JON WILKS – Up The Cut (Grizzly Folk)

Up The CutOnce again, following Midlife, the redoubtable Birmingham folkie has delved into the archives to emerge with Up The Cut, another selection of largely unknown and unheard (some not for 180 years) traditional songs from Birmingham and the Midlands, this time featuring just his voice and guitar.

It opens with ‘Pretty Girls Of Brummagem’, the words, published locally in 1833, taken from Birmingham Ballads, compiled by the late Roy Palmer in 1979 for the City of Birmingham Education Department and set to Wilks’ original fingerpicked tune offering an insight into love and life in Victorian Birmingham with its descriptions of the moustachioed dandy strutting down New Street, the shopman spending all his cash “to cut a dash”, the aspirational chimney sweep looking to scrub up well and the gout-ridden old codger, all seeking to “charm the girls of Brum”.

One of four passing the five-minute mark, the lyrics to ‘The Stowaway’ come from Bodleian Harding collection, while the song, a swayalong sentimental old music hall number, was another collected by Palmer, here from Staffordshire’s George Dunn, the narrative concerning a “poor little ragged young urchin” caught stowing away  on a ship sailing from Liverpool to Canada, hidden there by his impecunious step-father in the hope of him finding a better life and winning over the crew with his honesty.

The two following songs are more familiar and again both collected by Palmer from Dunn, the first a frisky arrangement of Edward, part of the Child collection, about a case of fratricide following his brother “killing three little dicky birds/That flew from tree to tree” and of fleeing to America, the second being ‘John Riley’, in which a wealthy farmer’s daughter runs off with her impoverished lover after dad vows to shoot him, both ending up drowned in a shipwreck, the version here a little known variant.

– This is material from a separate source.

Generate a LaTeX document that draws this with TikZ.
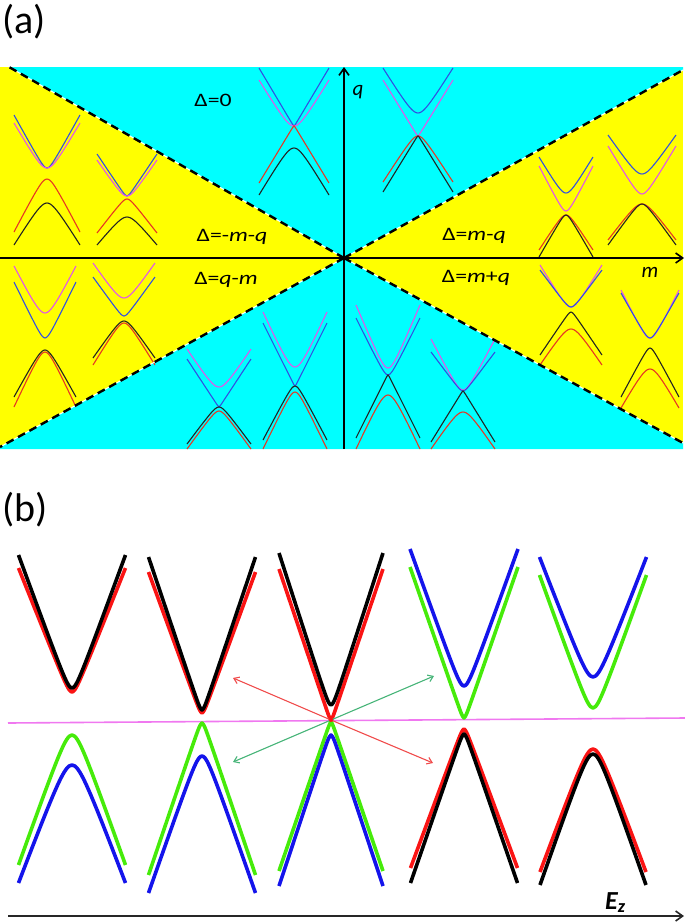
\documentclass[tikz,border=0pt]{standalone}
\usepackage{fontspec}
\setmainfont{Carlito}
\usetikzlibrary{arrows.meta}
\definecolor{cyanbg}{RGB}{0,255,255}
\definecolor{yellowbg}{RGB}{255,255,0}
\definecolor{bblue}{RGB}{50,80,225}
\definecolor{bpink}{RGB}{225,85,235}
\definecolor{bred}{RGB}{230,55,35}
\definecolor{bblack}{RGB}{35,35,35}
\definecolor{Bgreen}{RGB}{70,235,10}
\definecolor{Bblue}{RGB}{20,20,235}
\definecolor{Bred}{RGB}{250,20,20}
\definecolor{linemag}{RGB}{240,120,240}
\definecolor{arrred}{RGB}{240,75,75}
\definecolor{arrgreen}{RGB}{70,180,120}
% #1 style, #2 centre x, #3 half width, #4 apex y, #5 end y, #6 rounding
\newcommand{\bandc}[6]{\draw[#1] plot[domain=-#3:#3,samples=41,smooth] ({#2+\x},{#4+(#5-#4)*(sqrt((#6)*(#6)+(\x)*(\x))-(#6))/(sqrt((#6)*(#6)+(#3)*(#3))-(#6))});}
\newcommand{\wideTxt}[1]{\scalebox{1.25}[1]{#1}}
\tikzset{
  thin band/.style={line width=1.1pt},
  thick band/.style={line width=3.6pt, line join=round},
  lbl/.style={font=\fontsize{19}{22}\selectfont, inner sep=0pt},
  axlbl/.style={font=\fontsize{21}{24}\selectfont\itshape, inner sep=0pt},
  panel lbl/.style={font=\fontsize{40}{44}\selectfont, inner sep=0pt, anchor=west},
  axis/.style={line width=1.8pt, -{Straight Barb[length=7pt,width=10pt,line width=1.6pt]}},
  divider/.style={line width=2.4pt, dash pattern=on 8pt off 5pt},
  small arrow/.style={line width=1.1pt, -{Straight Barb[length=5pt,width=7pt]}}
}
\begin{document}
\begin{tikzpicture}[x=1pt,y=-1pt]
\useasboundingbox (0,0) rectangle (685,924);
% ---------- panel (a) ----------
\node[panel lbl] (la) at (2,22) {(a)};
\coordinate (O) at (344,258);
\coordinate (TL) at (9,67);
\coordinate (TR) at (683,70);
\coordinate (BL) at (0,447);
\coordinate (BR) at (683,443);
\fill[yellowbg] (0,67) rectangle (683,449);
\fill[cyanbg] (TL) -- (683,67) -- (TR) -- (O) -- cycle;
\fill[cyanbg] (BL) -- (O) -- (BR) -- (683,449) -- (0,449) -- cycle;
\begin{scope}
\clip (0,67) rectangle (683,449);
% A1
\bandc{bblue,thin band}{47}{33}{168}{115}{4}
\bandc{bpink,thin band}{47}{33}{168}{123}{8}
\bandc{bred,thin band}{47}{33}{179}{232}{6}
\bandc{bblack,thin band}{47}{33}{203}{245}{8}
% A2
\bandc{bblue,thin band}{127}{30}{196}{154}{2}
\bandc{bpink,thin band}{127}{30}{196}{160}{6}
\bandc{bred,thin band}{127}{30}{199}{233}{4}
\bandc{bblack,thin band}{127}{30}{217}{245}{8}
% A3
\bandc{bblue,thin band}{294}{35}{126}{68}{0.5}
\bandc{bpink,thin band}{294}{35}{126}{80}{8}
\bandc{bred,thin band}{294}{35}{126}{183}{0.5}
\bandc{bblack,thin band}{294}{35}{148}{195}{8}
% A4
\bandc{bblue,thin band}{418}{35}{113}{68}{8}
\bandc{bpink,thin band}{418}{35}{136}{80}{0.5}
\bandc{bred,thin band}{418}{35}{136}{182}{6}
\bandc{bblack,thin band}{418}{35}{136}{192}{0.5}
% A5
\bandc{bblue,thin band}{566}{27}{193}{157}{6}
\bandc{bpink,thin band}{566}{27}{211}{166}{4}
\bandc{bred,thin band}{566}{27}{215}{250}{5}
\bandc{bblack,thin band}{566}{27}{215}{257}{3}
% A6
\bandc{bblue,thin band}{642}{34}{174}{135}{8}
\bandc{bpink,thin band}{642}{34}{194}{146}{6}
\bandc{bred,thin band}{642}{34}{204}{240}{8}
\bandc{bblack,thin band}{642}{34}{204}{245}{5}
% A7
\bandc{bpink,thin band}{45}{31}{313}{266}{8}
\bandc{bblue,thin band}{45}{31}{338}{282}{4}
\bandc{bred,thin band}{45}{31}{352}{407}{6}
\bandc{bblack,thin band}{45}{31}{350}{397}{6}
% A8
\bandc{bpink,thin band}{124}{31}{298}{263}{8}
\bandc{bblue,thin band}{124}{31}{316}{277}{3}
\bandc{bred,thin band}{124}{31}{323}{365}{6}
\bandc{bblack,thin band}{124}{31}{321}{358}{6}
% A9
\bandc{bpink,thin band}{219}{32}{387}{349}{8}
\bandc{bblue,thin band}{219}{32}{407}{359}{0.5}
\bandc{bred,thin band}{219}{32}{411}{449}{5}
\bandc{bblack,thin band}{219}{32}{407}{444}{5}
% A10
\bandc{bpink,thin band}{295}{32}{367}{312}{8}
\bandc{bblue,thin band}{295}{32}{386}{323}{0.5}
\bandc{bred,thin band}{295}{32}{392}{449}{5}
\bandc{bblack,thin band}{295}{32}{386}{440}{4}
% A11
\bandc{bpink,thin band}{388}{32}{368}{305}{6}
\bandc{bblue,thin band}{388}{32}{375}{318}{4}
\bandc{bred,thin band}{388}{32}{395}{449}{8}
\bandc{bblack,thin band}{388}{32}{375}{438}{0.5}
% A12
\bandc{bpink,thin band}{463}{32}{390}{339}{6}
\bandc{bblue,thin band}{463}{32}{391}{352}{3}
\bandc{bred,thin band}{463}{32}{412}{449}{8}
\bandc{bblack,thin band}{463}{32}{391}{442}{0.5}
% A13
\bandc{bpink,thin band}{571}{31}{307}{265}{6}
\bandc{bblue,thin band}{571}{31}{307}{270}{4}
\bandc{bblack,thin band}{571}{31}{312}{355}{2}
\bandc{bred,thin band}{571}{31}{329}{365}{8}
% A14
\bandc{bpink,thin band}{650}{29}{338}{290}{6}
\bandc{bblue,thin band}{650}{29}{338}{293}{4}
\bandc{bblack,thin band}{650}{29}{348}{397}{3}
\bandc{bred,thin band}{650}{29}{369}{408}{8}
\end{scope}
% dividers
\foreach \c in {TL,TR,BL,BR}{
  \draw[white, line width=1pt] (O) -- (\c);
  \draw[black, divider] (O) -- (\c);
}
% axes
\coordinate (mstart) at (0,258);
\coordinate (mend) at (684,258);
\coordinate (qstart) at (344,449);
\coordinate (qend) at (344,67);
\draw[axis] (mstart) -- (mend);
\draw[axis] (qstart) -- (qend);
\node[axlbl] (qlab) at (358,92) {q};
\node[axlbl] (mlab) at (650,272) {m};
\node[lbl] (d0) at (213,100) {\wideTxt{Δ=0}};
\node[lbl] (dmmq) at (232,237) {\wideTxt{Δ=-\textit{m}-\textit{q}}};
\node[lbl] (dqm) at (226,280) {\wideTxt{Δ=\textit{q}-\textit{m}}};
\node[lbl] (dmq) at (474,236) {\wideTxt{Δ=\textit{m}-\textit{q}}};
\node[lbl] (dmpq) at (476,278) {\wideTxt{Δ=\textit{m}+\textit{q}}};
% ---------- panel (b) ----------
\node[panel lbl] (lb) at (2,510) {(b)};
\coordinate (mlL) at (8,723);
\coordinate (mlR) at (685,718);
\draw[linemag, line width=1.6pt] (mlL) -- (mlR);
% row 1
\bandc{Bred,thick band}{72}{53.5}{692}{568}{4}
\bandc{black,thick band}{72}{53.5}{688}{555}{5}
\bandc{Bred,thick band}{202}{53.5}{713}{572}{2}
\bandc{black,thick band}{202}{53.5}{710}{557}{2}
\bandc{Bred,thick band}{331}{52}{720}{569}{1}
\bandc{black,thick band}{331}{52}{705}{553}{3}
\bandc{Bblue,thick band}{464}{54}{686}{549}{5}
\bandc{Bgreen,thick band}{464}{54}{718}{567}{1.5}
\bandc{Bblue,thick band}{593}{53.5}{677}{557}{8}
\bandc{Bgreen,thick band}{593}{53.5}{708}{575}{6}
% row 2
\bandc{Bgreen,thick band}{72}{53.5}{735}{865}{8}
\bandc{Bblue,thick band}{72}{53.5}{765}{883}{10}
\bandc{Bgreen,thick band}{202}{53.5}{723}{875}{2}
\bandc{Bblue,thick band}{202}{53.5}{756}{893}{6}
\bandc{Bgreen,thick band}{331}{52}{722}{871}{1}
\bandc{Bblue,thick band}{331}{52}{735}{886}{2}
\bandc{Bred,thick band}{464}{53.5}{729}{868}{2}
\bandc{black,thick band}{464}{53.5}{734}{883}{2}
\bandc{Bred,thick band}{593}{53}{749}{872}{8}
\bandc{black,thick band}{593}{53}{754}{885}{8}
% arrows from the crossing point
\coordinate (C) at (331,720);
\coordinate (aUL) at (233,678);
\coordinate (aUR) at (434,676);
\coordinate (aLL) at (233,762);
\coordinate (aLR) at (433,763);
\draw[arrred, small arrow] (C) -- (aUL);
\draw[arrgreen, small arrow] (C) -- (aUR);
\draw[arrgreen, small arrow] (C) -- (aLL);
\draw[arrred, small arrow] (C) -- (aLR);
\fill[Bred] (C) circle (2);
% E_z axis
\coordinate (ezL) at (8,916);
\coordinate (ezR) at (684,916);
\draw[axis, black!85] (ezL) -- (ezR);
\node[inner sep=0pt, anchor=base west, font=\fontsize{26}{30}\selectfont\bfseries\itshape] (ez) at (605,909) {E\textsubscript{z}};
\end{tikzpicture}
\end{document}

Another Child ballad thought to date back to a 14th century poem called ‘Sir Eglamour Of Artois’ and given an appropriately courtly arrangement with a dash of jazz guitar, ‘The Jovial Hunter Of Bromsgrove’ is better known as ‘Bold Sir Rylas’, Wilks’ fingers darting around the fretboard while his phrasing has a touch of the Jake Thackray.

Like ‘Holly Ho’ from a previous EP, the little known ‘The Tramp’s Philosophy’ was collected by Phil Drabble from the singing of Joe Mallen at the Old Cross Guns pub in Cradley Heath in the Black Country. Sung unaccompanied and again suggesting music hall origins, it tells of an old tramp being made fun of by “a gang of young sportsmen” but reminding them his fate could well have been theirs because “you can’t put a stop to misfortune/For whatever will be will be”.

From worldly wisdom to bemoaning the cost of living ‘How Five And Twenty Shillings Were Expended In A Week’, again from Palmer’s collection of broadsides and set to a lively arrangement of ‘The Nutting Girl’, this is proudly Brummie, the lyrics, in which a tradesman’s wife gives her moaning husband an account of the household budget (and trips to the boozer), sporting dialect of the time like “bonny cock of wax“, “congresses” (matches), “swipes” (small beers) and “strings”  (shoelaces).

Another with a strong Birmingham connection is the mournful and melancholic ‘The Lover’s Ghost’, another Child ballad, learnt, as with many of Wilks recordings, from the singing of Irish-born Digbeth resident Cecilia Costello, although the fairly self-explanatory song itself dates back to at least the seventeenth century.

The musical mood lives up for the penultimate track, ‘Little Grey ‘Oss’, another from the singing of Dunn, but collected by Ewan MacColl and Peggy Seeger (who knew it as (‘The Adventures Of A Penny’), the narrator recounting having spent all his money on good company, getting into a game of dice at an alehouse and not only emerging five pounds richer (if not, he’d have had to sell his grey ‘oss, hence the title), but only being charged kiss by the landlady for the drink and bed. You don’t get that at a Travelodge.

After such licentiousness, Up The Cut ends on a sober note with a rendition of ‘God Rest Ye Merry Gentlemen’, albeit here taken from an obscure variation printed in Birmingham in the early 1800s with a line about throwing down Satan that doesn’t appear in other versions.

So, another terrific, suitably spit and sawdust collection of traditional folk songs, many dusted down and rescued from obscurity and given a suitably robust Wilks treatment. Glorious.